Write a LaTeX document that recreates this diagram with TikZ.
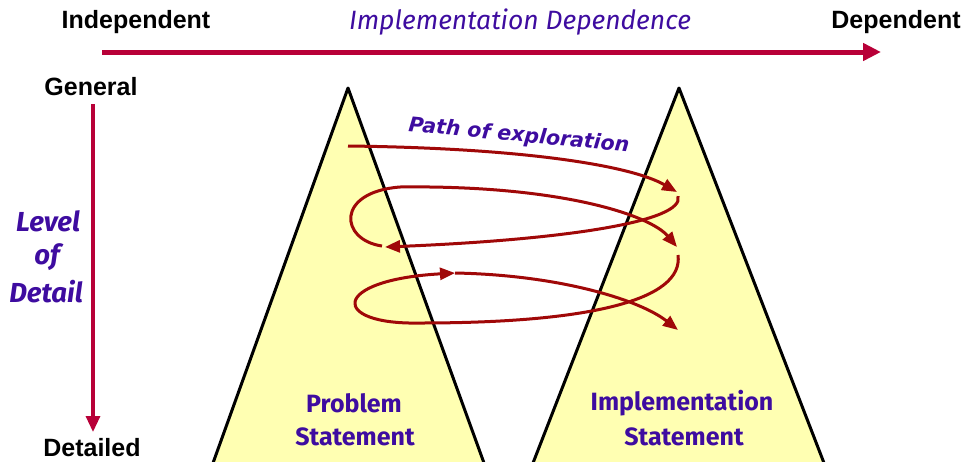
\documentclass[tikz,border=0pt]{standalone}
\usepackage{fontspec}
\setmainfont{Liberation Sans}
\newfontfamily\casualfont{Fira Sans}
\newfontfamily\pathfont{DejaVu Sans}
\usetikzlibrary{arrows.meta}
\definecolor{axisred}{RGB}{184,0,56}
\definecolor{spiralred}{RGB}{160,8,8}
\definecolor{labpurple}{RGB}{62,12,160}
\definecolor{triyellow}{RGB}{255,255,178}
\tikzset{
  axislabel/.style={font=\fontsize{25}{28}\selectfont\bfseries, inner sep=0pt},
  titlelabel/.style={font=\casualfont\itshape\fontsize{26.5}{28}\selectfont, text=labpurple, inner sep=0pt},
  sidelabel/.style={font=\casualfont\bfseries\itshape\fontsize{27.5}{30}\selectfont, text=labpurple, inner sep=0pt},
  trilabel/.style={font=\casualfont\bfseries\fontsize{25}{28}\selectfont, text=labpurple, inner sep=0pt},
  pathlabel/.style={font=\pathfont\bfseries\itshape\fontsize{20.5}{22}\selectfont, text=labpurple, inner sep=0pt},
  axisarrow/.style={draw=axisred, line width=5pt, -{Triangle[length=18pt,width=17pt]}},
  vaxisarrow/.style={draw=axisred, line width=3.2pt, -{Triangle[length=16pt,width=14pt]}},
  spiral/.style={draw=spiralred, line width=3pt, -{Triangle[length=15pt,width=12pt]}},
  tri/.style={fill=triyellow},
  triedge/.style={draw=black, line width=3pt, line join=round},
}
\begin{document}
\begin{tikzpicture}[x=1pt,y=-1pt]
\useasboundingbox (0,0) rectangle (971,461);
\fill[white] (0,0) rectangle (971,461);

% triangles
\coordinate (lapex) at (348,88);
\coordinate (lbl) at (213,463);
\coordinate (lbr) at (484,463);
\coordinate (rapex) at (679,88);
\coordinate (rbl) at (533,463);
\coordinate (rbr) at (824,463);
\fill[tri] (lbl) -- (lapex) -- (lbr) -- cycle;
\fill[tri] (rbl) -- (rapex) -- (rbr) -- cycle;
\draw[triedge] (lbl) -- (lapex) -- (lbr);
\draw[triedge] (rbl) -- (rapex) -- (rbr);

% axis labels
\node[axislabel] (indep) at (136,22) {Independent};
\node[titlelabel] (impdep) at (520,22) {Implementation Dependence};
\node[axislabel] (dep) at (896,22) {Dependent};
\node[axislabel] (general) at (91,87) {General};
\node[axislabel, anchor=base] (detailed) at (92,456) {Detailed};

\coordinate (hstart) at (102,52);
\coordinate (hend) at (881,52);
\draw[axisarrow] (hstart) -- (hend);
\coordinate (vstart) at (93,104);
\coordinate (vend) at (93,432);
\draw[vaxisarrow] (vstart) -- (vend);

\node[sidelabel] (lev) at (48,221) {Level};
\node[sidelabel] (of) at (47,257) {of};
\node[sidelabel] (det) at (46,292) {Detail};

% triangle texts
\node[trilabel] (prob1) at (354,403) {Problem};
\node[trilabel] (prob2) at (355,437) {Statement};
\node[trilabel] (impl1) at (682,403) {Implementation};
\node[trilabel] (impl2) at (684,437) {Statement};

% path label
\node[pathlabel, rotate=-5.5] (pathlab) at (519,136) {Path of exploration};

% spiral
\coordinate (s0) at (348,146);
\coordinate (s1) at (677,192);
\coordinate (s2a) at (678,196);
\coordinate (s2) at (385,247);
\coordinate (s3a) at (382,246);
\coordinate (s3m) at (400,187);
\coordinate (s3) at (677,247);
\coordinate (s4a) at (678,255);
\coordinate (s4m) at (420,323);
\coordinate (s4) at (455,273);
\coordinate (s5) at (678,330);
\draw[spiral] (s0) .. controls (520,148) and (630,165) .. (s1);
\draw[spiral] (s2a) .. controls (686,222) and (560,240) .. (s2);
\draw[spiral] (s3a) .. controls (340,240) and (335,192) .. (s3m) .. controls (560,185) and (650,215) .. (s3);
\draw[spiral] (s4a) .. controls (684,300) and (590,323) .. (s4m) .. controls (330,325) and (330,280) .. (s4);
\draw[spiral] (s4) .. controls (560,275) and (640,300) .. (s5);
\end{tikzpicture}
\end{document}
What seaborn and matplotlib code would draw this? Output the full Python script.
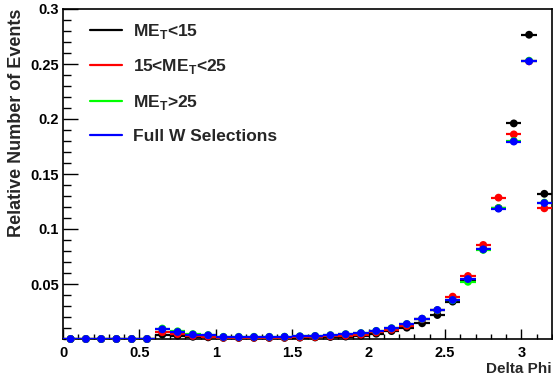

## WHAT TO PRODUCE
Only the lines from the start of the records to the line with "(rapex) -- (rbr);" belong in the copy. Print them exactly, minus pictures.

## RESPONSE TO THE EXERCISE
Write a LaTeX document that recreates this diagram with TikZ.
\documentclass[tikz,border=0pt]{standalone}
\usepackage{fontspec}
\setmainfont{Liberation Sans}
\newfontfamily\casualfont{Fira Sans}
\newfontfamily\pathfont{DejaVu Sans}
\usetikzlibrary{arrows.meta}
\definecolor{axisred}{RGB}{184,0,56}
\definecolor{spiralred}{RGB}{160,8,8}
\definecolor{labpurple}{RGB}{62,12,160}
\definecolor{triyellow}{RGB}{255,255,178}
\tikzset{
  axislabel/.style={font=\fontsize{25}{28}\selectfont\bfseries, inner sep=0pt},
  titlelabel/.style={font=\casualfont\itshape\fontsize{26.5}{28}\selectfont, text=labpurple, inner sep=0pt},
  sidelabel/.style={font=\casualfont\bfseries\itshape\fontsize{27.5}{30}\selectfont, text=labpurple, inner sep=0pt},
  trilabel/.style={font=\casualfont\bfseries\fontsize{25}{28}\selectfont, text=labpurple, inner sep=0pt},
  pathlabel/.style={font=\pathfont\bfseries\itshape\fontsize{20.5}{22}\selectfont, text=labpurple, inner sep=0pt},
  axisarrow/.style={draw=axisred, line width=5pt, -{Triangle[length=18pt,width=17pt]}},
  vaxisarrow/.style={draw=axisred, line width=3.2pt, -{Triangle[length=16pt,width=14pt]}},
  spiral/.style={draw=spiralred, line width=3pt, -{Triangle[length=15pt,width=12pt]}},
  tri/.style={fill=triyellow},
  triedge/.style={draw=black, line width=3pt, line join=round},
}
\begin{document}
\begin{tikzpicture}[x=1pt,y=-1pt]
\useasboundingbox (0,0) rectangle (971,461);
\fill[white] (0,0) rectangle (971,461);

% triangles
\coordinate (lapex) at (348,88);
\coordinate (lbl) at (213,463);
\coordinate (lbr) at (484,463);
\coordinate (rapex) at (679,88);
\coordinate (rbl) at (533,463);
\coordinate (rbr) at (824,463);
\fill[tri] (lbl) -- (lapex) -- (lbr) -- cycle;
\fill[tri] (rbl) -- (rapex) -- (rbr) -- cycle;
\draw[triedge] (lbl) -- (lapex) -- (lbr);
\draw[triedge] (rbl) -- (rapex) -- (rbr);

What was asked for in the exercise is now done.